I have to admit, I'm not entirely sure what to call what I saw and felt. A vision, or premonition, I'm not too sure, because I am young and I need to share this. I have told my mother, she helped in the ways she could. I cannot tell the rest of my family, because they will think I'm crazy, and just won't help me in any way, even if they try.
My vision/premonition, was the end of the world. It came to me in the form of a dream. I'm positive it wasn't just a dream. In my vision, I was walking down a busy street. I was wearing a white top, and was by myself. I looked a bit taller, a bit slimmer than I am now. (It seems like every time I think of the details of the vision, I remember less. It becomes a blur.) I was walking away from a some place. I was about to pass a building with stairs, then the ground started shaking. The sidewalks cracked and the buildings around me started to crumble. By this time, I was awake, but I could not open my eyes no matter how hard I tried.

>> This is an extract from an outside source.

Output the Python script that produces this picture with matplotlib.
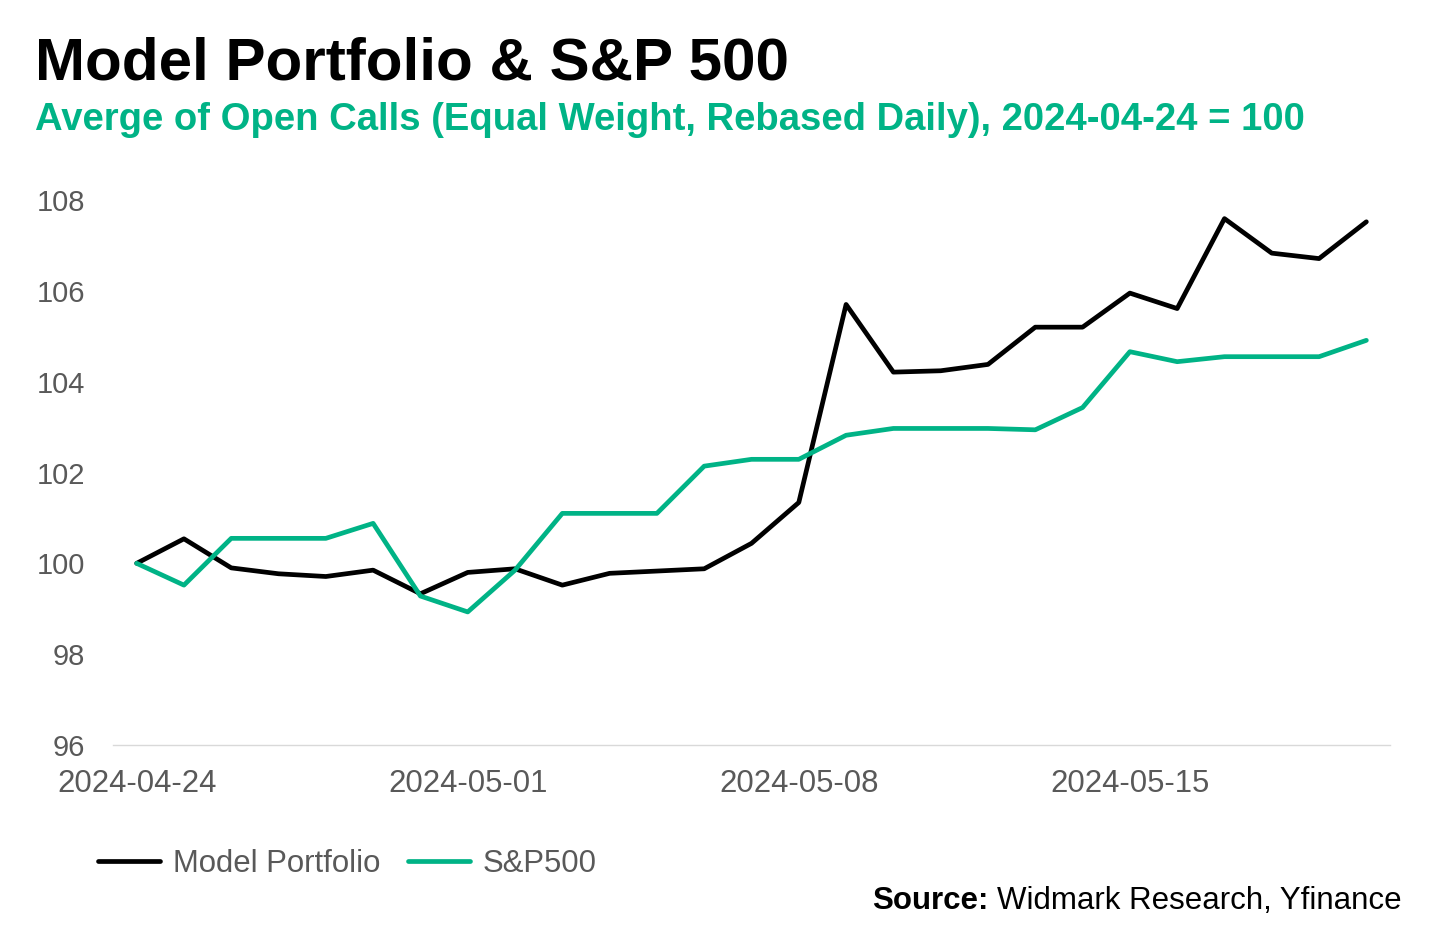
import pandas as pd
import matplotlib.pyplot as plt
import matplotlib.dates as mdates

plt.rcParams['font.family'] = ['Liberation Sans', 'DejaVu Sans']

dates = pd.date_range('2024-04-24', '2024-05-20', freq='D')

model = [100.0, 100.54, 99.90, 99.77, 99.71, 99.85, 99.33, 99.80, 99.88, 99.52,
         99.78, 99.83, 99.88, 100.44, 101.34, 105.70, 104.21, 104.24, 104.38,
         105.20, 105.20, 105.95, 105.61, 107.59, 106.83, 106.71, 107.52]
spx = [100.0, 99.52, 100.55, 100.55, 100.55, 100.88, 99.28, 98.93, 99.85, 101.10,
       101.10, 101.10, 102.14, 102.29, 102.29, 102.82, 102.97, 102.97, 102.97,
       102.94, 103.43, 104.66, 104.44, 104.55, 104.55, 104.55, 104.91]

GREEN = '#00b386'
GREY = '#595959'

fig = plt.figure(figsize=(14.56, 9.35), dpi=100)
ax = fig.add_axes([113 / 1456, 1 - 745 / 935, (1390 - 113) / 1456, (745 - 200) / 935])

ax.plot(dates, model, color='black', lw=3.4, label='Model Portfolio', solid_capstyle='round')
ax.plot(dates, spx, color=GREEN, lw=3.4, label='S&P500', solid_capstyle='round')

ax.set_ylim(96, 108)
ax.set_yticks(range(96, 109, 2))
ax.set_xlim(dates[0] - pd.Timedelta(hours=12), dates[-1] + pd.Timedelta(hours=12))
ax.set_xticks(dates[::7])
ax.xaxis.set_major_formatter(mdates.DateFormatter('%Y-%m-%d'))

for s in ['top', 'right', 'left']:
    ax.spines[s].set_visible(False)
ax.spines['bottom'].set_color('#d9d9d9')
ax.spines['bottom'].set_linewidth(1)
ax.tick_params(axis='both', length=0, labelcolor=GREY)
ax.tick_params(axis='y', pad=20, labelsize=21)
ax.tick_params(axis='x', pad=17, labelsize=22.4)

fig.text(35 / 1456, 1 - 64 / 935, 'Model Portfolio & S&P 500', fontsize=43.3,
         fontweight='bold', color='black', va='center')
fig.text(35 / 1456, 1 - 120 / 935, 'Averge of Open Calls (Equal Weight, Rebased Daily), 2024-04-24 = 100',
         fontsize=27.5, fontweight='bold', color=GREEN, va='center')

leg = ax.legend(loc='center left', bbox_to_anchor=(70 / 1456, 1 - 864 / 935),
                bbox_transform=fig.transFigure, ncol=2, frameon=False, fontsize=22.4,
                handlelength=2.0, handletextpad=0.4, columnspacing=0.9)
for t in leg.get_texts():
    t.set_color(GREY)

r = fig.canvas.get_renderer()
src = fig.text(1402 / 1456, 1 - 901 / 935, 'Widmark Research, Yfinance', fontsize=22.5,
               color='black', ha='right', va='center')
bb = src.get_window_extent(renderer=r)
fig.text(bb.x0 / fig.bbox.width - 0.006, 1 - 901 / 935, 'Source:', fontsize=22.5,
         fontweight='bold', color='black', ha='right', va='center')

fig.savefig('out.png', dpi=100)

I could feel the vibrations, and I could hear the people around me screaming. The sky turned red, and the clouds went grey and black. A funnel was in the sky. My face, was filled with shock and fear, and I didn't make a sound, all I did was gasp and breath hard while looking up at the sky.
Finally, I was able to open my eyes, but my bed was shaking and I was breathing hard and gasping like I was in my vision. I looked out my bedroom window and whispered to myself, and God "Not now, I'm not ready..." I was scared because my bed was shaking so much, for a moment I thought the entire world was shaking and that it was the end. When my shaking calmed down a bit, I felt a very, very strong presence near my bedroom door. I looked towards it and got shivers. (My mother says she knows it must've been God's presence) I swear, I think my bedroom door moved as if someone was leaving.
I burst into tears and told my mother I had a bad dream. She saw my tears and that I was shaking. She told me to just go to sleep again. I tried to, and I guess she could hear my cries from her room. She told me to get my Bible and sleep with it near me. I did so and slept in the corner of my bed with the wall against my back, my Bible close to me. I had no more dreams that night. When I woke up in the morning, the first thing I thought of was what I went through the night before. My mom asked me if I was okay, and I told her I didn't know. Through out the day, she noticed my strange behavior. I was being very, very quite and jumpy. I was constantly staring out the window and stared off in space. It took me a few days to tell her what I saw. She looked at me like I was crazy, but after I told her what I saw, she believed me. (She's trying to walk with God)
A few days or so after it, she sat me down and we read a scripture in the Bible, that related to my vision. I can't remember what verse or chapters. When we read it, the exact same thing that happened to me had happen to one of the people in the Bible. Except the man saw Heaven, I saw the End.
About two months ago, I went to Cass Technical High for an orientation that was necessary. When I exited with my mother and grandmother, I looked around and noticed the scene. I walked by a building with stairs that looked like the ones form my vision. The street was busy, and it'll always be a busy street. I noticed walking away from the school, you'd have to pass the building with the stairs. I told my mother about how it was kind of like deja vu.
Now, school is starting and I'll have to attend that school. I want to know if there was any possible way to stop what I saw. It feels like the worlds faith is resting on my shoulders. Like if there is a way for me to prevent it and I don't, then I'll feel like I've brought this upon the world earlier. If I can prevent it, I can allow the world more time. But, I don't want to make it sound like blasphemy or anything. Like I'm God and I have that power. I don't want to make it be like that at all. It's just I feel frightened knowing that everyone is about to die really soon. And as I look at the world today, I see how many people aren't going to make it to Heaven. They're not prepared, and I don't feel like I am either. I'm so young and it's scary for me to see something like that.
I know one day we all have to die, but, I just wish I didn't have to see it. Maybe I can take this as a sign for myself, and straighten up my life. I don't do anything extremely sinful except for maybe two or three things. I still sin like everyone else, no one's perfect. I'll just have to live by God's rules more.
Is there possibly any way I can stop this from happening? Is there something I can do to lessen my fear? I'm dreading the day I had the vision about. I wonder if I'm the only one who's had an experience with the end of the world. During the day, my thoughts of the end doesn't really cross my mind. But, at night, they come. I've been thinking about it more and more.
I cry sometimes at night, because I don't want people to die and suffer. People I don't know, people I do know and don't like, people I know, my family. I really, don't want to see anyone at all burn in Hell. I don't think people now actually think about the end of life. What will happen, how it'll look before you're very eyes, and that you either go to Heaven or Hell for all eternity. Death is something no one can escape, and I understand that. At times I'm having trouble accepting that.